Go through the entries below and pick out every line with "diagram".
--- start of Data to use ---
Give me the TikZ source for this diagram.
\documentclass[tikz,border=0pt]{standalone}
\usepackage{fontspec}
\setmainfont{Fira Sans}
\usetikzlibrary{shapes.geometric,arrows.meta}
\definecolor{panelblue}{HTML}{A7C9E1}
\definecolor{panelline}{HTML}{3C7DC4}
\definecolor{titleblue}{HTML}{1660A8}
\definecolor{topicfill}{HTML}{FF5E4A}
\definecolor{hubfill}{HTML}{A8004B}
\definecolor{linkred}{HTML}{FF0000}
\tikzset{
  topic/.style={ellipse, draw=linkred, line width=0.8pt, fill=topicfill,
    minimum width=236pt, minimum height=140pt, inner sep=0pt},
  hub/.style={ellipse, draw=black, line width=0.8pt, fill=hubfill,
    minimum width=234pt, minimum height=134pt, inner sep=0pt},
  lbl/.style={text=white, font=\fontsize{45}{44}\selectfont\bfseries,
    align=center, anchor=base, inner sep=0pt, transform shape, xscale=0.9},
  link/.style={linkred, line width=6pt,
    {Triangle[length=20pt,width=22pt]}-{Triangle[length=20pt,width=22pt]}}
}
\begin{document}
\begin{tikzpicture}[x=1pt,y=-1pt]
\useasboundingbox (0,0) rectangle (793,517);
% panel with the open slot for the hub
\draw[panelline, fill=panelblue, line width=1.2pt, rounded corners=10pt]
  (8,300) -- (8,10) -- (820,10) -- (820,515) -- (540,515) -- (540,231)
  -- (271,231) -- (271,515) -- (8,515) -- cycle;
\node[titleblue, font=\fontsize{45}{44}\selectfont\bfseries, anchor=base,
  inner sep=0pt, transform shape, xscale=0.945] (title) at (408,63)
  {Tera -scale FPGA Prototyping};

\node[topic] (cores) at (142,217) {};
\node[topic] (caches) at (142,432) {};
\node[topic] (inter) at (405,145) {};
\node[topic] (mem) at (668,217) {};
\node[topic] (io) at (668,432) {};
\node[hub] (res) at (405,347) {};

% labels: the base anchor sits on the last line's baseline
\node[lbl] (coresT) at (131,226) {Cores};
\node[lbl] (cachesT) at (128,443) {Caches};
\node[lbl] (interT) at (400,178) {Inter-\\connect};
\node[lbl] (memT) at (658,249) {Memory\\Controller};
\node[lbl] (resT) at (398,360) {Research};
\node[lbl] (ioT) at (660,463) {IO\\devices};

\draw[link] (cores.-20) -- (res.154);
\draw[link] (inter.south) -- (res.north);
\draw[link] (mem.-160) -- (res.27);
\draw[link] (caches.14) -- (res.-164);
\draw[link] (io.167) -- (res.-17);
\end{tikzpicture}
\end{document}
--- end of Data to use ---
--- start of Data to use ---
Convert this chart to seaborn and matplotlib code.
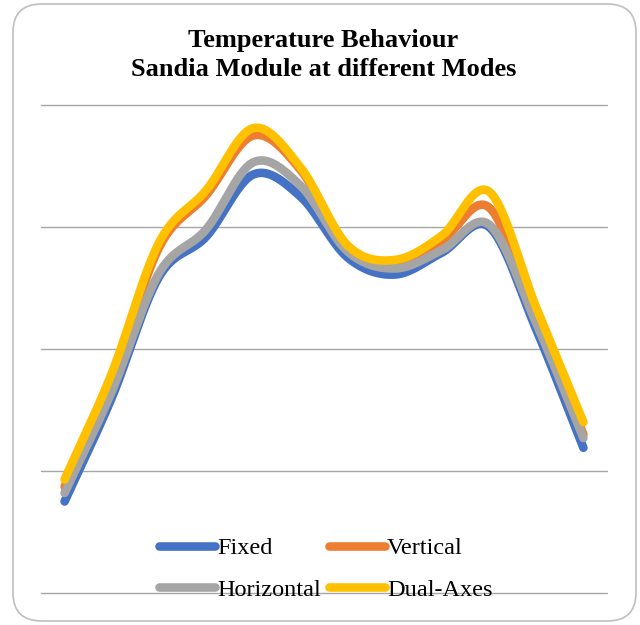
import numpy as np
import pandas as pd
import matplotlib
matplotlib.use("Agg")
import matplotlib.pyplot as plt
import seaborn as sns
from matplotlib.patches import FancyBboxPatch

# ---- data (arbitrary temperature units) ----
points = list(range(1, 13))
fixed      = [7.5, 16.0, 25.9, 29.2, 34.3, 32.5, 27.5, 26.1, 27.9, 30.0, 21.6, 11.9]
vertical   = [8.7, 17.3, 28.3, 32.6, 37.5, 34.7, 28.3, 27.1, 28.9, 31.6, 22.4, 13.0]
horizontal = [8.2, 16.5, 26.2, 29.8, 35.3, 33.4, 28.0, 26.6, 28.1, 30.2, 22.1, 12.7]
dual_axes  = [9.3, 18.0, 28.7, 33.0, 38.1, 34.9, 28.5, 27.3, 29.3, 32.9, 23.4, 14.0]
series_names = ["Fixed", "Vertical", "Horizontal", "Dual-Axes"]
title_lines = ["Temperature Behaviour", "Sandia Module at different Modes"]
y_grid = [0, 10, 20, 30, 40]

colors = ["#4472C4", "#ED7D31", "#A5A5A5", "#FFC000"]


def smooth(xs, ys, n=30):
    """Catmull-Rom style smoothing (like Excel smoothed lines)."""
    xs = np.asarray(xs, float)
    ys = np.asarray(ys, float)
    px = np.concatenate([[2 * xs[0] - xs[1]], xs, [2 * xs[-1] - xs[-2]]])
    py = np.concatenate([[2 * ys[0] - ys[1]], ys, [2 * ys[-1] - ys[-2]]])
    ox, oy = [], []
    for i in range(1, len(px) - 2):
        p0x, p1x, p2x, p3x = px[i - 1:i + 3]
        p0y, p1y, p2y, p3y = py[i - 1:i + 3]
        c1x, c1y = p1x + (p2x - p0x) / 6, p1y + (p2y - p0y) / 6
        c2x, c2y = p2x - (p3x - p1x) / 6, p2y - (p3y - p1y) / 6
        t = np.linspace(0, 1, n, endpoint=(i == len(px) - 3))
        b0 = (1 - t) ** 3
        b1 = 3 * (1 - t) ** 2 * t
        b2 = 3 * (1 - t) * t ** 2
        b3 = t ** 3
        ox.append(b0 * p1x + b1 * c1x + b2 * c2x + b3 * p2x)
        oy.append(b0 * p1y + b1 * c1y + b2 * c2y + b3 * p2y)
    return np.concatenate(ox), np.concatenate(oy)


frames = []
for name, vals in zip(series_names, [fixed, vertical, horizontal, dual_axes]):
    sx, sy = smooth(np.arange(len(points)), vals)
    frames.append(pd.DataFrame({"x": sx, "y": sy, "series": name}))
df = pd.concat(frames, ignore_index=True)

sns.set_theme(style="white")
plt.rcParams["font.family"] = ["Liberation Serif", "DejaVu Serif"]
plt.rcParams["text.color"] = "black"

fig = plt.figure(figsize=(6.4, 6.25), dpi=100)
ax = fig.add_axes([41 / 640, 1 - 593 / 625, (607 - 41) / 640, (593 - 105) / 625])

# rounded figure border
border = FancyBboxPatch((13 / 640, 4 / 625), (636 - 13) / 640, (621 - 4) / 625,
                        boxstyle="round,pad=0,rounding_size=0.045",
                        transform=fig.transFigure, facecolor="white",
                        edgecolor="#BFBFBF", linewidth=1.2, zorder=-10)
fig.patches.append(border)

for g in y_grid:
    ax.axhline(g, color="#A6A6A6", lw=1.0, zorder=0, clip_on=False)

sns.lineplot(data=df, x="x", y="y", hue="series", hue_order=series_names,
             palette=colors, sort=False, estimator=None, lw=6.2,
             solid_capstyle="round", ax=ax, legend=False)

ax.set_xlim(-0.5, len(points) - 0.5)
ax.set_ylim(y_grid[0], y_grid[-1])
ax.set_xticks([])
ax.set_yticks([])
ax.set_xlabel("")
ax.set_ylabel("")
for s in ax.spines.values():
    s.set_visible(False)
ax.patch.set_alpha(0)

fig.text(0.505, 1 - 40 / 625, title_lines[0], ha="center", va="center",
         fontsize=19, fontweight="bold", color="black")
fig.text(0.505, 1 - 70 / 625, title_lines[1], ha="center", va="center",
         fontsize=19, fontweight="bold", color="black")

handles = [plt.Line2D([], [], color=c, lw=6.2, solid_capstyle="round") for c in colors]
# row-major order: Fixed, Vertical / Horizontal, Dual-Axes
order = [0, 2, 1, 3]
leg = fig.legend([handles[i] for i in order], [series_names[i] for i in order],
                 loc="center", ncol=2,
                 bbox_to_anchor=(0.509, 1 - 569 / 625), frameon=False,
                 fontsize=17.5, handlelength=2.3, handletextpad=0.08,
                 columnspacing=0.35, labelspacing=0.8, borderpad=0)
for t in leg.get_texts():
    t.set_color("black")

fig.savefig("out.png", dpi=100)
--- end of Data to use ---
--- start of Data to use ---
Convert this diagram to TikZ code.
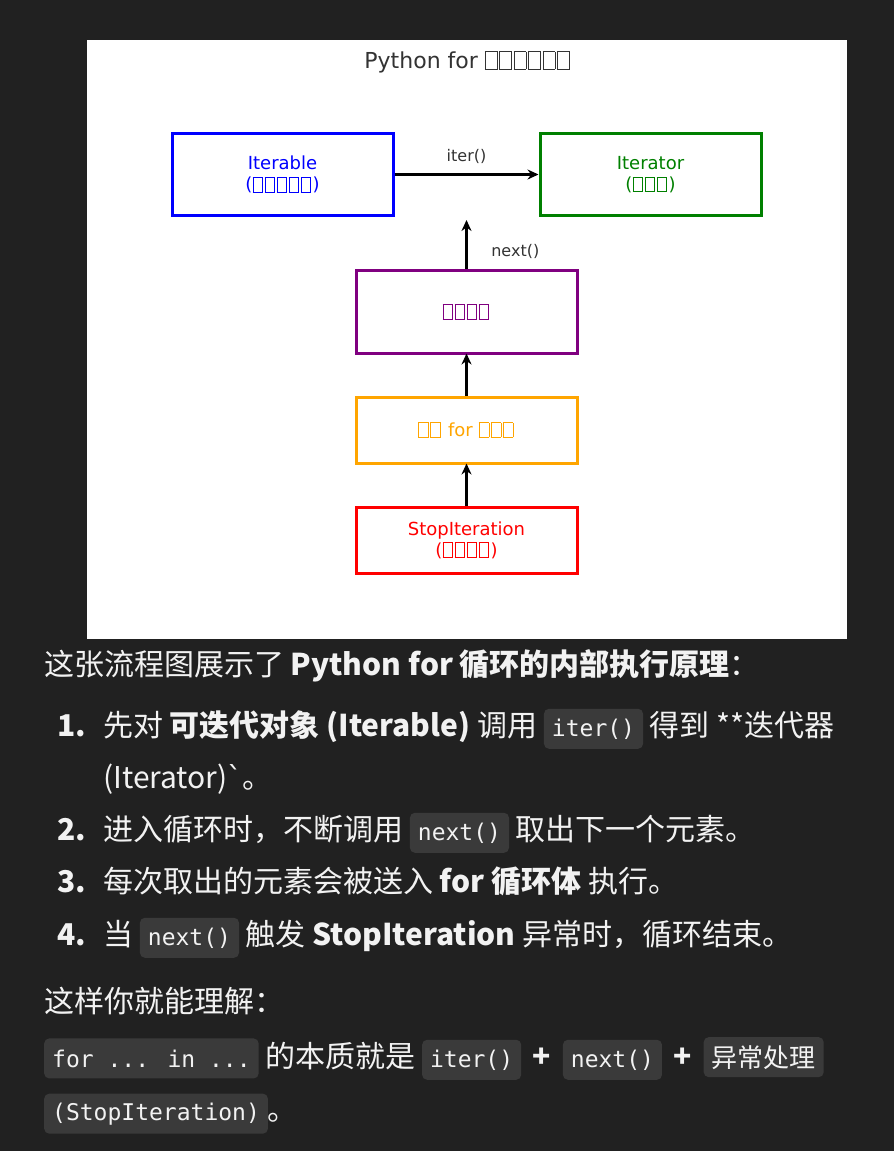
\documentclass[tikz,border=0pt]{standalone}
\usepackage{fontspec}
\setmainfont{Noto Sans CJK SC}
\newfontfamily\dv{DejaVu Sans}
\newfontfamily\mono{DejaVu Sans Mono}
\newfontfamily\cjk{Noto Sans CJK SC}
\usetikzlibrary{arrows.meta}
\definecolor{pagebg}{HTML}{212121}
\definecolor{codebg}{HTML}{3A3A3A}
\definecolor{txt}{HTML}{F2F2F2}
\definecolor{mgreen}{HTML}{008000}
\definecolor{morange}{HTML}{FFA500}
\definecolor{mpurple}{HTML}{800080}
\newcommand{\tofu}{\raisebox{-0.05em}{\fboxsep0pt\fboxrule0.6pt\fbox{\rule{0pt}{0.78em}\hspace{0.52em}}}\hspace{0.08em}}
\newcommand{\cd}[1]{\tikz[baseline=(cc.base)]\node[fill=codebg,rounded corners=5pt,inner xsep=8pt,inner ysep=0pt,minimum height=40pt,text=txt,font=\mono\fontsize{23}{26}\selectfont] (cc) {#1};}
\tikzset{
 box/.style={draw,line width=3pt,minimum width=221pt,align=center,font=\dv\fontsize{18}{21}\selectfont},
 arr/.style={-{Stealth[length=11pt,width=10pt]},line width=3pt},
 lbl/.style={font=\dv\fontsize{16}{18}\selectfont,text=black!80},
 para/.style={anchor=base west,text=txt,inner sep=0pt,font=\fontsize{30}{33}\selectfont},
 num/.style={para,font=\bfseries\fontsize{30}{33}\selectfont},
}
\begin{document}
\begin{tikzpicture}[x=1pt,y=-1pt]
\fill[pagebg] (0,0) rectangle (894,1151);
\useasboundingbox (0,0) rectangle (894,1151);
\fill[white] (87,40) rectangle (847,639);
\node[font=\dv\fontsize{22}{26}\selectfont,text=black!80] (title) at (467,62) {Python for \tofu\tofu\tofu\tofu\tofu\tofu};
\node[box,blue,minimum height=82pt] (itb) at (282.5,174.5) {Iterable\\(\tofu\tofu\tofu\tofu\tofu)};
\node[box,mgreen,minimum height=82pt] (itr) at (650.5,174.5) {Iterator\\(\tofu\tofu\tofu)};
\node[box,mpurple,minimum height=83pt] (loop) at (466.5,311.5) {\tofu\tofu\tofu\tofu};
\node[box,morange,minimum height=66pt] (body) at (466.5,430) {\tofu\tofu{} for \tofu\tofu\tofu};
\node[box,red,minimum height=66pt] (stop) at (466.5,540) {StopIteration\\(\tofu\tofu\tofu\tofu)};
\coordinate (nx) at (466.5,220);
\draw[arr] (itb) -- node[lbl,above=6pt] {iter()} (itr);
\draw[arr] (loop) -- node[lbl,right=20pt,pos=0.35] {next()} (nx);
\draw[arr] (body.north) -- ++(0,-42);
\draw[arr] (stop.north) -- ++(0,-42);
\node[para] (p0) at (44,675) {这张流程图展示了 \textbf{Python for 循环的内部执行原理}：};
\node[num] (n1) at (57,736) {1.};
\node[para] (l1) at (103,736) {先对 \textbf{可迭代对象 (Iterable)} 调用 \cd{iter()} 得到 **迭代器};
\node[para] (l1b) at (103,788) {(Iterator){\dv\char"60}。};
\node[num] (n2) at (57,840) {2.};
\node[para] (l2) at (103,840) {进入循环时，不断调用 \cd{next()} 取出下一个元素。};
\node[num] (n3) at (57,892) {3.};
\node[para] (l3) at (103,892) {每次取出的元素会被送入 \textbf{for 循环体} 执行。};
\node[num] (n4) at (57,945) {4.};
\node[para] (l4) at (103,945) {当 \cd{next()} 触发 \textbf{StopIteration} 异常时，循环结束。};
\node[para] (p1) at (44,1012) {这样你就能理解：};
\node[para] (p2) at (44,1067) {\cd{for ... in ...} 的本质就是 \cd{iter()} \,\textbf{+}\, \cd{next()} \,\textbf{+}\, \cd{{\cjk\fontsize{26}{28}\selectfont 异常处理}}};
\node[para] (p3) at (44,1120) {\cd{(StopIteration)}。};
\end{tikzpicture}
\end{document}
--- end of Data to use ---
Result of the task
Give me the TikZ source for this diagram.
Convert this diagram to TikZ code.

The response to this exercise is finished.